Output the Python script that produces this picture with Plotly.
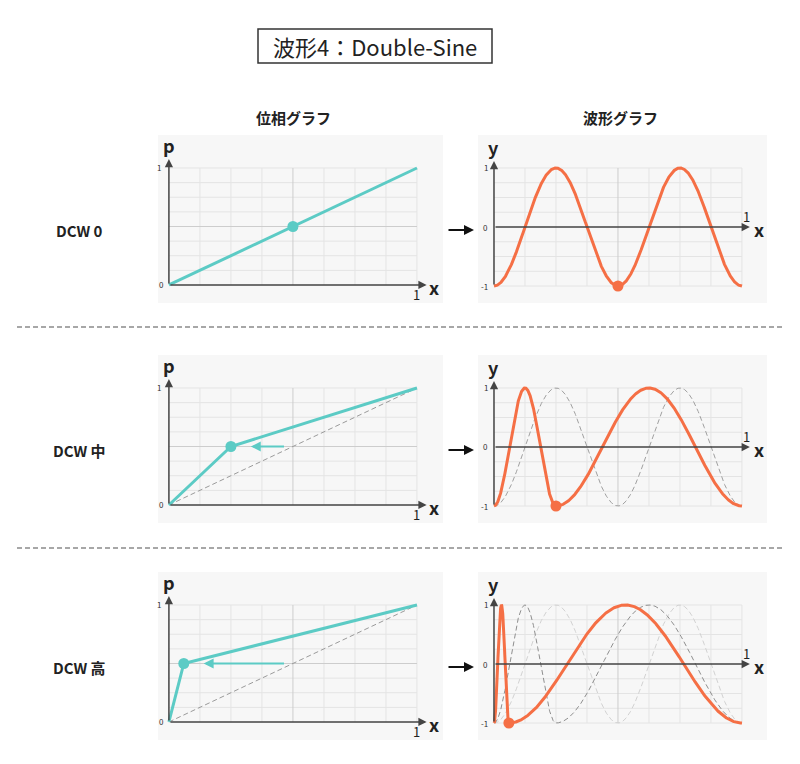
import numpy as np
import plotly.graph_objects as go

# ---------------- data ----------------
row_labels = ["DCW 0", "DCW 中", "DCW 高"]
breaks = [0.5, 0.25, 0.06]          # x where phase reaches p = 0.5
break_p = 0.5
arrow_from = [None, 0.47, 0.47]     # start of the teal "push" arrow
arrow_gap = 0.08
col_titles = ["位相グラフ", "波形グラフ"]
title_text = "波形4：Double-Sine"
phase_grid = [i / 8 for i in range(9)]
wave_grid_x = [i / 8 for i in range(9)]
wave_grid_y = [-1 + i / 4 for i in range(9)]
phase_ticks = ["0", "1"]
wave_ticks = ["-1", "0", "1"]
cycles = 2  # double sine

TEAL = "#5ccbc5"
ORANGE = "#f56f45"
AXC = "#444444"
GRID = "#e4e4e4"
GRID_MID = "#cdcdcd"
FONT = "Noto Sans CJK JP"

W, H = 800, 764
row_off = [0, 220, 437]


def px(x):
    return x / W


def py(y):
    return 1 - y / H


def phase_of(x, b):
    return np.interp(x, [0, b, 1], [0, break_p, 1])


def wave_of(x, b):
    return -np.cos(2 * np.pi * cycles * phase_of(x, b))


fig = go.Figure()
annotations = []
shapes = []
xs = np.linspace(0, 1, 2001)
C = dict(xanchor="center", yanchor="middle")

for r, b in enumerate(breaks):
    off = row_off[r]
    pa, wa = 2 * r + 1, 2 * r + 2
    pxn = "x" if pa == 1 else f"x{pa}"
    pyn = "y" if pa == 1 else f"y{pa}"
    wxn, wyn = f"x{wa}", f"y{wa}"

    # axes layout
    fig.layout[f"xaxis{'' if pa == 1 else pa}"] = dict(
        domain=[px(158), px(443)], range=[-0.044, 1.105], visible=False,
        anchor=pyn, fixedrange=True)
    fig.layout[f"yaxis{'' if pa == 1 else pa}"] = dict(
        domain=[py(303 + off), py(135 + off)], range=[-0.154, 1.282],
        visible=False, anchor=pxn, fixedrange=True)
    fig.layout[f"xaxis{wa}"] = dict(
        domain=[px(478), px(767)], range=[-0.0645, 1.101], visible=False,
        anchor=wyn, fixedrange=True)
    fig.layout[f"yaxis{wa}"] = dict(
        domain=[py(303 + off), py(135 + off)], range=[-1.288, 1.559],
        visible=False, anchor=wxn, fixedrange=True)

    # ---- phase grid ----
    gx, gy = [], []
    for g in phase_grid:
        if g in (0, 0.5):
            continue
        gx += [g, g, None, 0, 1, None]
        gy += [0, 1, None, g, g, None]
    fig.add_trace(go.Scatter(x=gx, y=gy, mode="lines", xaxis=pxn, yaxis=pyn,
                             line=dict(color=GRID, width=1), hoverinfo="skip"))
    fig.add_trace(go.Scatter(x=[0.5, 0.5, None, 0, 1], y=[0, 1, None, 0.5, 0.5],
                             mode="lines", xaxis=pxn, yaxis=pyn,
                             line=dict(color=GRID_MID, width=1), hoverinfo="skip"))
    if r > 0:
        fig.add_trace(go.Scatter(x=[0, 1], y=[0, 1], mode="lines", xaxis=pxn, yaxis=pyn,
                                 line=dict(color="#9a9a9a", width=1, dash="5px,3px"),
                                 hoverinfo="skip"))
    fig.add_trace(go.Scatter(x=[0, b, 1], y=[0, break_p, 1], mode="lines",
                             xaxis=pxn, yaxis=pyn, line=dict(color=TEAL, width=3),
                             hoverinfo="skip"))
    fig.add_trace(go.Scatter(x=[b], y=[break_p], mode="markers", xaxis=pxn, yaxis=pyn,
                             marker=dict(color=TEAL, size=11), hoverinfo="skip"))

    # ---- wave grid ----
    gx, gy = [], []
    for g in wave_grid_x:
        if g in (0, 0.5):
            continue
        gx += [g, g, None]
        gy += [-1, 1, None]
    for g in wave_grid_y:
        if g == 0:
            continue
        gx += [0, 1, None]
        gy += [g, g, None]
    fig.add_trace(go.Scatter(x=gx, y=gy, mode="lines", xaxis=wxn, yaxis=wyn,
                             line=dict(color=GRID, width=1), hoverinfo="skip"))
    fig.add_trace(go.Scatter(x=[0.5, 0.5], y=[-1, 1], mode="lines", xaxis=wxn, yaxis=wyn,
                             line=dict(color=GRID_MID, width=1), hoverinfo="skip"))
    # ghost waves of the previous rows
    ghost_cols = {1: ["#a0a0a0"], 2: ["#d2d2d2", "#8e8e8e"]}
    for k, gc in enumerate(ghost_cols.get(r, [])):
        fig.add_trace(go.Scatter(x=xs, y=wave_of(xs, breaks[k]), mode="lines",
                                 xaxis=wxn, yaxis=wyn,
                                 line=dict(color=gc, width=1, dash="5px,3px"),
                                 hoverinfo="skip"))
    fig.add_trace(go.Scatter(x=xs, y=wave_of(xs, b), mode="lines", xaxis=wxn, yaxis=wyn,
                             line=dict(color=ORANGE, width=3), hoverinfo="skip"))
    fig.add_trace(go.Scatter(x=[b], y=[float(wave_of(np.array([b]), b)[0])], mode="markers",
                             xaxis=wxn, yaxis=wyn, marker=dict(color=ORANGE, size=11),
                             hoverinfo="skip"))

    # ---- axis arrows ----
    arr = dict(text="", showarrow=True, arrowhead=2, arrowsize=1.1, arrowwidth=1.5,
               arrowcolor=AXC)
    annotations += [
        dict(arr, x=0, y=1.077, ax=0, ay=0, xref=pxn, yref=pyn, axref=pxn, ayref=pyn),
        dict(arr, x=1.039, y=0, ax=0, ay=0, xref=pxn, yref=pyn, axref=pxn, ayref=pyn),
        dict(arr, x=0, y=1.12, ax=0, ay=-1, xref=wxn, yref=wyn, axref=wxn, ayref=wyn),
        dict(arr, x=1.032, y=0, ax=0, ay=0, xref=wxn, yref=wyn, axref=wxn, ayref=wyn),
    ]
    lab = dict(C, showarrow=False, font=dict(family=FONT, size=18, color="#222"))
    small = dict(showarrow=False, yanchor="middle", xanchor="right",
                 font=dict(family=FONT, size=8, color="#333"))
    annotations += [
        dict(lab, text="<b>p</b>", x=0, y=1.2, xref=pxn, yref=pyn),
        dict(lab, text="<b>x</b>", x=1.067, y=-0.02, xref=pxn, yref=pyn),
        dict(lab, text="1", x=1.0, y=-0.085, xref=pxn, yref=pyn,
             font=dict(family=FONT, size=13, color="#222")),
        dict(small, text=phase_ticks[1], x=-0.022, y=1, xref=pxn, yref=pyn),
        dict(small, text=phase_ticks[0], x=-0.012, y=0, xref=pxn, yref=pyn),
        dict(lab, text="<b>y</b>", x=0, y=1.36, xref=wxn, yref=wyn),
        dict(lab, text="<b>x</b>", x=1.067, y=-0.03, xref=wxn, yref=wyn),
        dict(lab, text="1", x=1.02, y=0.17, xref=wxn, yref=wyn,
             font=dict(family=FONT, size=13, color="#222")),
        dict(small, text=wave_ticks[2], x=-0.018, y=1, xref=wxn, yref=wyn),
        dict(small, text=wave_ticks[1], x=-0.018, y=0, xref=wxn, yref=wyn),
        dict(small, text=wave_ticks[0], x=-0.018, y=-1, xref=wxn, yref=wyn),
    ]
    # teal push arrow
    if arrow_from[r] is not None:
        annotations.append(dict(text="", showarrow=True, arrowhead=2, arrowsize=1,
                                arrowwidth=2, arrowcolor=TEAL,
                                x=b + arrow_gap, y=break_p, ax=arrow_from[r], ay=break_p,
                                xref=pxn, yref=pyn, axref=pxn, ayref=pyn))
    # black arrow between panels
    annotations.append(dict(text="", showarrow=True, arrowhead=2, arrowsize=1,
                            arrowwidth=2, arrowcolor="#111",
                            x=px(474), y=py(230 + off), ax=-27, ay=0,
                            xref="paper", yref="paper"))
    # row label
    annotations.append(dict(C, text=f"<b>{row_labels[r]}</b>", x=px(79), y=py(230 + off),
                            xref="paper", yref="paper", showarrow=False,
                            font=dict(family=FONT, size=15, color="#222")))

# column titles
for cx, t in zip([293, 620], col_titles):
    annotations.append(dict(C, text=f"<b>{t}</b>", x=px(cx), y=py(118), xref="paper",
                            yref="paper", showarrow=False,
                            font=dict(family=FONT, size=15, color="#222")))
# title
annotations.append(dict(C, text=title_text, x=px(375), y=py(46), xref="paper", yref="paper",
                        showarrow=False, font=dict(family=FONT, size=22, color="#222")))
shapes.append(dict(type="rect", xref="paper", yref="paper", x0=px(258), x1=px(492),
                   y0=py(63), y1=py(29), line=dict(color="#333", width=1.5)))
# separators
for sy in [327, 548]:
    shapes.append(dict(type="line", xref="paper", yref="paper", x0=px(17), x1=px(785),
                       y0=py(sy), y1=py(sy),
                       line=dict(color="#8a8a8a", width=1.5, dash="5px,3px")))

fig.update_layout(width=W, height=H, margin=dict(l=0, r=0, t=0, b=0),
                  paper_bgcolor="white", plot_bgcolor="#f7f7f7", showlegend=False,
                  annotations=annotations, shapes=shapes,
                  font=dict(family=FONT))
fig.write_html("out.html")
___
#### [WRITTEN EXERCISE]
From the first line above through the line containing "row_off = [0, 220, 437]", copy everything exactly, without the pictures.

#### [WORKED ANSWER]
Output the Python script that produces this picture with Plotly.
import numpy as np
import plotly.graph_objects as go

# ---------------- data ----------------
row_labels = ["DCW 0", "DCW 中", "DCW 高"]
breaks = [0.5, 0.25, 0.06]          # x where phase reaches p = 0.5
break_p = 0.5
arrow_from = [None, 0.47, 0.47]     # start of the teal "push" arrow
arrow_gap = 0.08
col_titles = ["位相グラフ", "波形グラフ"]
title_text = "波形4：Double-Sine"
phase_grid = [i / 8 for i in range(9)]
wave_grid_x = [i / 8 for i in range(9)]
wave_grid_y = [-1 + i / 4 for i in range(9)]
phase_ticks = ["0", "1"]
wave_ticks = ["-1", "0", "1"]
cycles = 2  # double sine

TEAL = "#5ccbc5"
ORANGE = "#f56f45"
AXC = "#444444"
GRID = "#e4e4e4"
GRID_MID = "#cdcdcd"
FONT = "Noto Sans CJK JP"

W, H = 800, 764
row_off = [0, 220, 437]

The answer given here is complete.